--- Written instruction ---
Retype the whole listing verbatim and keep the pictures out of it.

--- Data for the task ---
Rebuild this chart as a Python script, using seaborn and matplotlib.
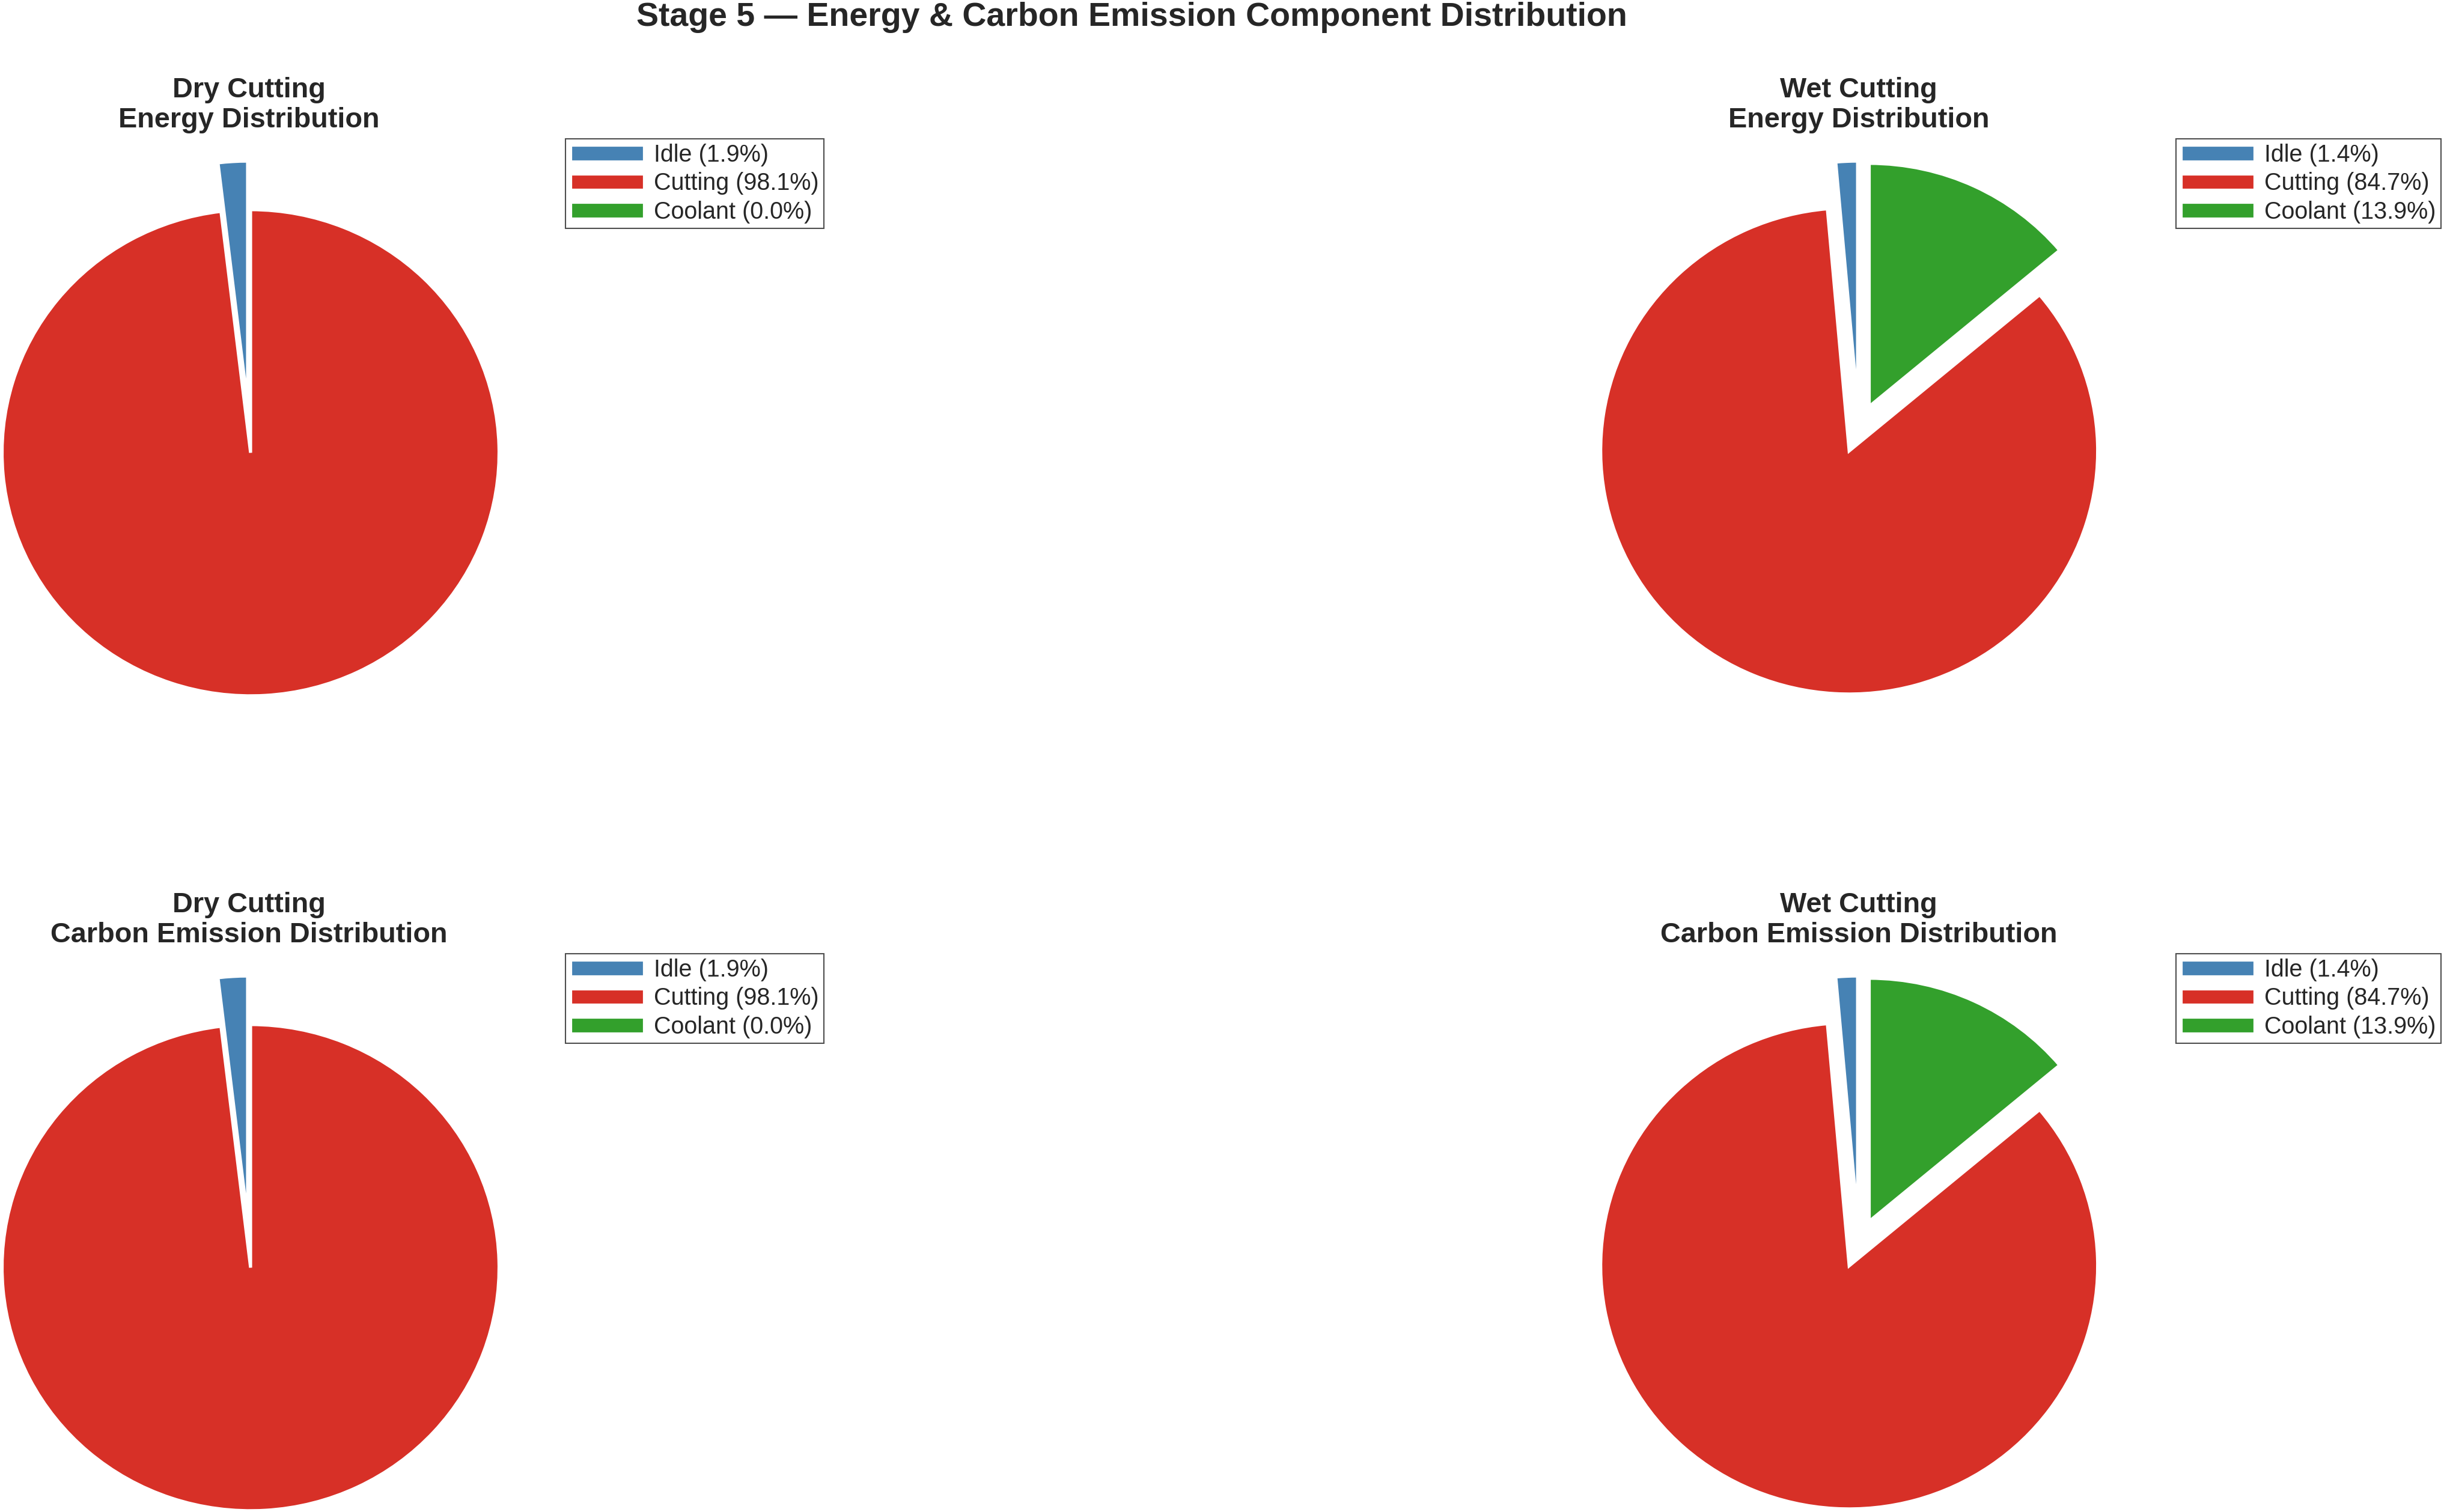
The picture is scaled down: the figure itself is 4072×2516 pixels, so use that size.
import matplotlib
matplotlib.use("Agg")
import matplotlib.pyplot as plt
import seaborn as sns

# Component shares (%)
components = ["Idle", "Cutting", "Coolant"]
dry_energy = [1.9, 98.1, 0.0]
wet_energy = [1.4, 84.7, 13.9]
dry_carbon = [1.9, 98.1, 0.0]
wet_carbon = [1.4, 84.7, 13.9]

colors = ["#4682B4", "#D73027", "#33A02C"]
explode = [0.1, 0.1, 0.1]

sns.set_theme(style="white")
plt.rcParams["font.family"] = ["Liberation Sans", "DejaVu Sans"]
text_color = "#262626"

W, H, DPI = 4072, 2516, 250
fig = plt.figure(figsize=(W / DPI, H / DPI), dpi=DPI)

# title, values, pie centre (px), legend top-left (px)
panels = [
    ("Dry Cutting\nEnergy Distribution", dry_energy, (414.5, 713), (941, 231)),
    ("Wet Cutting\nEnergy Distribution", wet_energy, (3093, 713), (3621, 231)),
    ("Dry Cutting\nCarbon Emission Distribution", dry_carbon, (414.5, 2069), (941, 1587)),
    ("Wet Cutting\nCarbon Emission Distribution", wet_carbon, (3093, 2069), (3621, 1587)),
]
RX, RY = 413.5, 404.5

for title, vals, (cx, cy), (lx, ly) in panels:
    w, h = 2.5 * RX, 2.5 * RY
    ax = fig.add_axes([(cx - w / 2) / W, 1 - (cy + h / 2) / H, w / W, h / H])
    wedges, _ = ax.pie(vals, colors=colors, explode=explode, startangle=90,
                       counterclock=True,
                       wedgeprops=dict(edgecolor="white", linewidth=1.5))
    ax.set_aspect("auto")
    ax.set_xlim(-1.25, 1.25)
    ax.set_ylim(-1.25, 1.25)
    ax.set_title(title, fontsize=13.5, fontweight="bold", color=text_color,
                 y=0.995, pad=0)

    total = sum(vals)
    labels = [f"{c} ({v / total * 100:.1f}%)" for c, v in zip(components, vals)]
    leg = ax.legend(wedges, labels, loc="upper left",
                    bbox_to_anchor=(lx / W, 1 - ly / H), bbox_transform=fig.transFigure,
                    borderaxespad=0, fontsize=11.4, frameon=True, fancybox=False,
                    edgecolor="#222222", handlelength=3.1, handletextpad=0.42,
                    labelspacing=0.24, borderpad=0.2)
    leg.get_frame().set_linewidth(0.6)
    for t in leg.get_texts():
        t.set_color(text_color)

fig.suptitle("Stage 5 — Energy & Carbon Emission Component Distribution",
             x=1883 / W, y=0.999, va="top", fontsize=16, fontweight="bold",
             color=text_color)

fig.savefig("out.png", dpi=DPI)
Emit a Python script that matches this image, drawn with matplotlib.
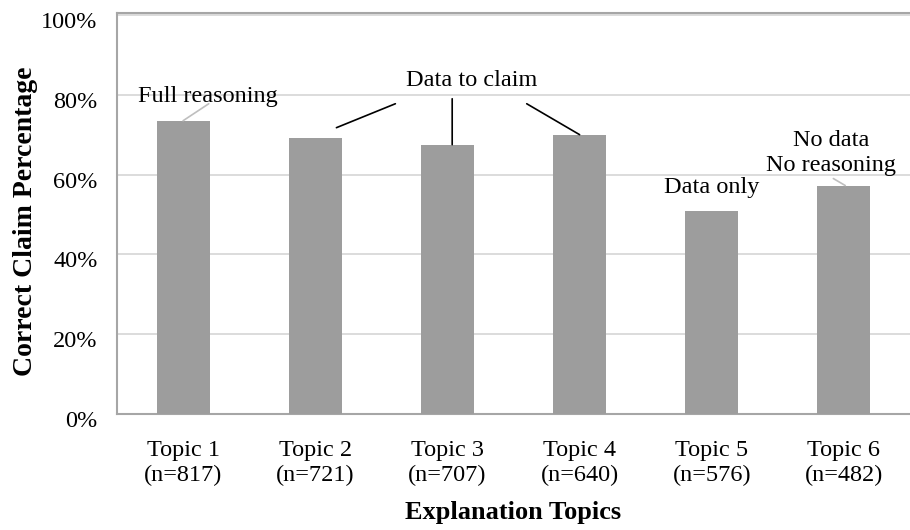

--- Response to this exercise ---
Rebuild this chart as a Python script, using seaborn and matplotlib.
The picture is scaled down: the figure itself is 4072×2516 pixels, so use that size.
import matplotlib
matplotlib.use("Agg")
import matplotlib.pyplot as plt
import seaborn as sns

# Component shares (%)
components = ["Idle", "Cutting", "Coolant"]
dry_energy = [1.9, 98.1, 0.0]
wet_energy = [1.4, 84.7, 13.9]
dry_carbon = [1.9, 98.1, 0.0]
wet_carbon = [1.4, 84.7, 13.9]

colors = ["#4682B4", "#D73027", "#33A02C"]
explode = [0.1, 0.1, 0.1]

sns.set_theme(style="white")
plt.rcParams["font.family"] = ["Liberation Sans", "DejaVu Sans"]
text_color = "#262626"

W, H, DPI = 4072, 2516, 250
fig = plt.figure(figsize=(W / DPI, H / DPI), dpi=DPI)

# title, values, pie centre (px), legend top-left (px)
panels = [
    ("Dry Cutting\nEnergy Distribution", dry_energy, (414.5, 713), (941, 231)),
    ("Wet Cutting\nEnergy Distribution", wet_energy, (3093, 713), (3621, 231)),
    ("Dry Cutting\nCarbon Emission Distribution", dry_carbon, (414.5, 2069), (941, 1587)),
    ("Wet Cutting\nCarbon Emission Distribution", wet_carbon, (3093, 2069), (3621, 1587)),
]
RX, RY = 413.5, 404.5

for title, vals, (cx, cy), (lx, ly) in panels:
    w, h = 2.5 * RX, 2.5 * RY
    ax = fig.add_axes([(cx - w / 2) / W, 1 - (cy + h / 2) / H, w / W, h / H])
    wedges, _ = ax.pie(vals, colors=colors, explode=explode, startangle=90,
                       counterclock=True,
                       wedgeprops=dict(edgecolor="white", linewidth=1.5))
    ax.set_aspect("auto")
    ax.set_xlim(-1.25, 1.25)
    ax.set_ylim(-1.25, 1.25)
    ax.set_title(title, fontsize=13.5, fontweight="bold", color=text_color,
                 y=0.995, pad=0)

    total = sum(vals)
    labels = [f"{c} ({v / total * 100:.1f}%)" for c, v in zip(components, vals)]
    leg = ax.legend(wedges, labels, loc="upper left",
                    bbox_to_anchor=(lx / W, 1 - ly / H), bbox_transform=fig.transFigure,
                    borderaxespad=0, fontsize=11.4, frameon=True, fancybox=False,
                    edgecolor="#222222", handlelength=3.1, handletextpad=0.42,
                    labelspacing=0.24, borderpad=0.2)
    leg.get_frame().set_linewidth(0.6)
    for t in leg.get_texts():
        t.set_color(text_color)

fig.suptitle("Stage 5 — Energy & Carbon Emission Component Distribution",
             x=1883 / W, y=0.999, va="top", fontsize=16, fontweight="bold",
             color=text_color)

fig.savefig("out.png", dpi=DPI)
Emit a Python script that matches this image, drawn with matplotlib.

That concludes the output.